### Exercise objective
All of the listing below must be repeated word for word. Pictures are the only thing to omit.

### Data block
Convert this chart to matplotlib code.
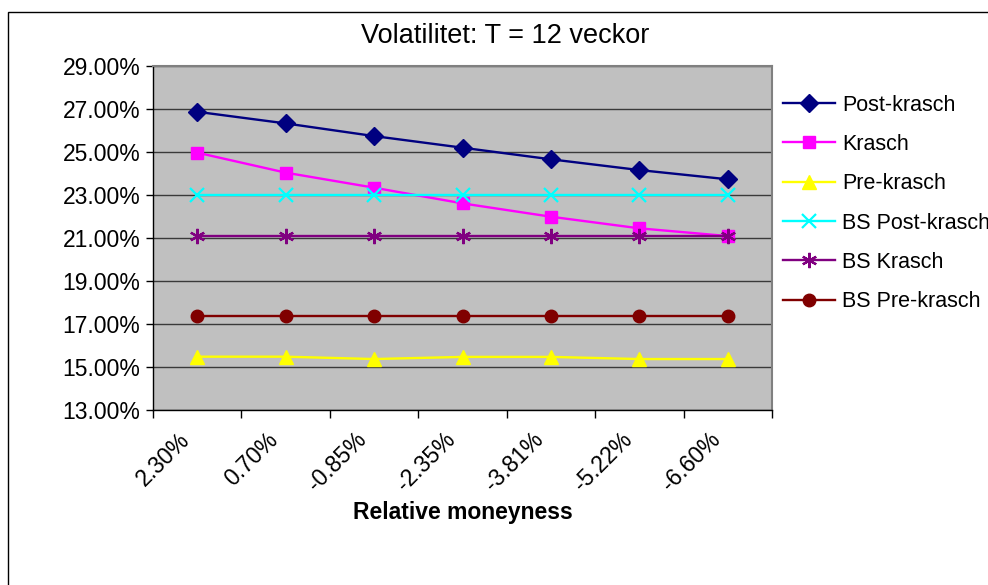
import matplotlib
matplotlib.use("Agg")
import matplotlib.pyplot as plt
from matplotlib.patches import Rectangle
from matplotlib.ticker import FixedLocator, FuncFormatter
from matplotlib.transforms import ScaledTranslation

plt.rcParams['font.family'] = ['Liberation Sans', 'DejaVu Sans']

categories = ["2.30%", "0.70%", "-0.85%", "-2.35%", "-3.81%", "-5.22%", "-6.60%"]

post_krasch = [26.87, 26.33, 25.74, 25.20, 24.66, 24.16, 23.73]
krasch = [24.97, 24.04, 23.34, 22.61, 21.99, 21.45, 21.09]
pre_krasch = [15.48, 15.48, 15.37, 15.47, 15.47, 15.37, 15.37]
bs_post_krasch = [23.00, 23.00, 23.00, 23.00, 23.00, 23.00, 23.00]
bs_krasch = [21.11, 21.11, 21.11, 21.11, 21.11, 21.11, 21.11]
bs_pre_krasch = [17.35, 17.35, 17.35, 17.35, 17.35, 17.35, 17.35]

y_ticks = [13, 15, 17, 19, 21, 23, 25, 27, 29]

series = [
    ("Post-krasch", post_krasch, "#000080", "D", 9, None),
    ("Krasch", krasch, "#FF00FF", "s", 9, None),
    ("Pre-krasch", pre_krasch, "#FFFF00", "^", 10, None),
    ("BS Post-krasch", bs_post_krasch, "#00FFFF", "x", 10, 1.6),
    ("BS Krasch", bs_krasch, "#800080", (6, 2, 0), 11, 1.6),
    ("BS Pre-krasch", bs_pre_krasch, "#800000", "o", 9, None),
]

W, H = 988, 585
fig = plt.figure(figsize=(W / 100, H / 100), dpi=100)
fig.patch.set_facecolor("white")

left, right, top, bottom = 153, 772, 66, 410
ax = fig.add_axes([left / W, 1 - bottom / H, (right - left) / W, (bottom - top) / H])
ax.set_facecolor("#C0C0C0")

x = list(range(len(categories)))
for name, vals, color, marker, ms, mew in series:
    kw = {}
    if mew is not None:
        kw["markeredgewidth"] = mew
    ax.plot(x, vals, color=color, lw=1.7, marker=marker, markersize=ms,
            markerfacecolor=color, markeredgecolor=color, label=name, zorder=3, **kw)

ax.set_xlim(-0.5, len(categories) - 0.5)
ax.set_ylim(13, 29)
ax.yaxis.set_major_locator(FixedLocator(y_ticks))
ax.yaxis.set_major_formatter(FuncFormatter(lambda v, p: f"{v:.2f}%"))
ax.grid(axis="y", color="#3a3a3a", lw=1, zorder=1)
ax.set_axisbelow(True)

# category labels at centres, tick marks at category boundaries
ax.set_xticks(x)
ax.set_xticklabels(categories, rotation=45, ha="right", va="center",
                   rotation_mode="anchor", fontsize=16.5)
ax.tick_params(axis="x", length=0, pad=19)
shift = ScaledTranslation(-11 / 100, 0, fig.dpi_scale_trans)
for lab in ax.get_xticklabels():
    lab.set_transform(lab.get_transform() + shift)
ax.set_xticks([i - 0.5 for i in range(len(categories) + 1)], minor=True)
ax.tick_params(axis="x", which="minor", length=6, width=1, color="black", direction="out")
ax.tick_params(axis="y", length=5, width=1, color="black", direction="out", labelsize=16.5, pad=4)

for side in ("top", "right"):
    ax.spines[side].set_color("#808080")
    ax.spines[side].set_linewidth(1.5)
for side in ("left", "bottom"):
    ax.spines[side].set_color("black")
    ax.spines[side].set_linewidth(1)

ax.set_xlabel("Relative moneyness", fontsize=16.5, fontweight="bold")
ax.xaxis.label.set_va("center")
ax.xaxis.set_label_coords((463 - left) / (right - left), -(513 - bottom) / (bottom - top))

fig.text(505 / W, 1 - 36 / H, "Volatilitet: T = 12 veckor", ha="center", va="center", fontsize=19.5)

fig.legend(loc="upper left", bbox_to_anchor=(774 / W, 1 - 86 / H), frameon=False,
           fontsize=15.5, handlelength=2.45, handletextpad=0.3, labelspacing=0.85,
           borderaxespad=0)

fig.add_artist(Rectangle((8 / W, -0.1), 1.5, (H - 12) / H + 0.1, transform=fig.transFigure,
                         fill=False, edgecolor="black", lw=1))

fig.savefig("out.png", dpi=100)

### Answer for this exercise
Convert this chart to matplotlib code.
import matplotlib
matplotlib.use("Agg")
import matplotlib.pyplot as plt
from matplotlib.patches import Rectangle
from matplotlib.ticker import FixedLocator, FuncFormatter
from matplotlib.transforms import ScaledTranslation

plt.rcParams['font.family'] = ['Liberation Sans', 'DejaVu Sans']

categories = ["2.30%", "0.70%", "-0.85%", "-2.35%", "-3.81%", "-5.22%", "-6.60%"]

post_krasch = [26.87, 26.33, 25.74, 25.20, 24.66, 24.16, 23.73]
krasch = [24.97, 24.04, 23.34, 22.61, 21.99, 21.45, 21.09]
pre_krasch = [15.48, 15.48, 15.37, 15.47, 15.47, 15.37, 15.37]
bs_post_krasch = [23.00, 23.00, 23.00, 23.00, 23.00, 23.00, 23.00]
bs_krasch = [21.11, 21.11, 21.11, 21.11, 21.11, 21.11, 21.11]
bs_pre_krasch = [17.35, 17.35, 17.35, 17.35, 17.35, 17.35, 17.35]

y_ticks = [13, 15, 17, 19, 21, 23, 25, 27, 29]

series = [
    ("Post-krasch", post_krasch, "#000080", "D", 9, None),
    ("Krasch", krasch, "#FF00FF", "s", 9, None),
    ("Pre-krasch", pre_krasch, "#FFFF00", "^", 10, None),
    ("BS Post-krasch", bs_post_krasch, "#00FFFF", "x", 10, 1.6),
    ("BS Krasch", bs_krasch, "#800080", (6, 2, 0), 11, 1.6),
    ("BS Pre-krasch", bs_pre_krasch, "#800000", "o", 9, None),
]

W, H = 988, 585
fig = plt.figure(figsize=(W / 100, H / 100), dpi=100)
fig.patch.set_facecolor("white")

left, right, top, bottom = 153, 772, 66, 410
ax = fig.add_axes([left / W, 1 - bottom / H, (right - left) / W, (bottom - top) / H])
ax.set_facecolor("#C0C0C0")

x = list(range(len(categories)))
for name, vals, color, marker, ms, mew in series:
    kw = {}
    if mew is not None:
        kw["markeredgewidth"] = mew
    ax.plot(x, vals, color=color, lw=1.7, marker=marker, markersize=ms,
            markerfacecolor=color, markeredgecolor=color, label=name, zorder=3, **kw)

ax.set_xlim(-0.5, len(categories) - 0.5)
ax.set_ylim(13, 29)
ax.yaxis.set_major_locator(FixedLocator(y_ticks))
ax.yaxis.set_major_formatter(FuncFormatter(lambda v, p: f"{v:.2f}%"))
ax.grid(axis="y", color="#3a3a3a", lw=1, zorder=1)
ax.set_axisbelow(True)

# category labels at centres, tick marks at category boundaries
ax.set_xticks(x)
ax.set_xticklabels(categories, rotation=45, ha="right", va="center",
                   rotation_mode="anchor", fontsize=16.5)
ax.tick_params(axis="x", length=0, pad=19)
shift = ScaledTranslation(-11 / 100, 0, fig.dpi_scale_trans)
for lab in ax.get_xticklabels():
    lab.set_transform(lab.get_transform() + shift)
ax.set_xticks([i - 0.5 for i in range(len(categories) + 1)], minor=True)
ax.tick_params(axis="x", which="minor", length=6, width=1, color="black", direction="out")
ax.tick_params(axis="y", length=5, width=1, color="black", direction="out", labelsize=16.5, pad=4)

for side in ("top", "right"):
    ax.spines[side].set_color("#808080")
    ax.spines[side].set_linewidth(1.5)
for side in ("left", "bottom"):
    ax.spines[side].set_color("black")
    ax.spines[side].set_linewidth(1)

ax.set_xlabel("Relative moneyness", fontsize=16.5, fontweight="bold")
ax.xaxis.label.set_va("center")
ax.xaxis.set_label_coords((463 - left) / (right - left), -(513 - bottom) / (bottom - top))

fig.text(505 / W, 1 - 36 / H, "Volatilitet: T = 12 veckor", ha="center", va="center", fontsize=19.5)

fig.legend(loc="upper left", bbox_to_anchor=(774 / W, 1 - 86 / H), frameon=False,
           fontsize=15.5, handlelength=2.45, handletextpad=0.3, labelspacing=0.85,
           borderaxespad=0)

fig.add_artist(Rectangle((8 / W, -0.1), 1.5, (H - 12) / H + 0.1, transform=fig.transFigure,
                         fill=False, edgecolor="black", lw=1))

fig.savefig("out.png", dpi=100)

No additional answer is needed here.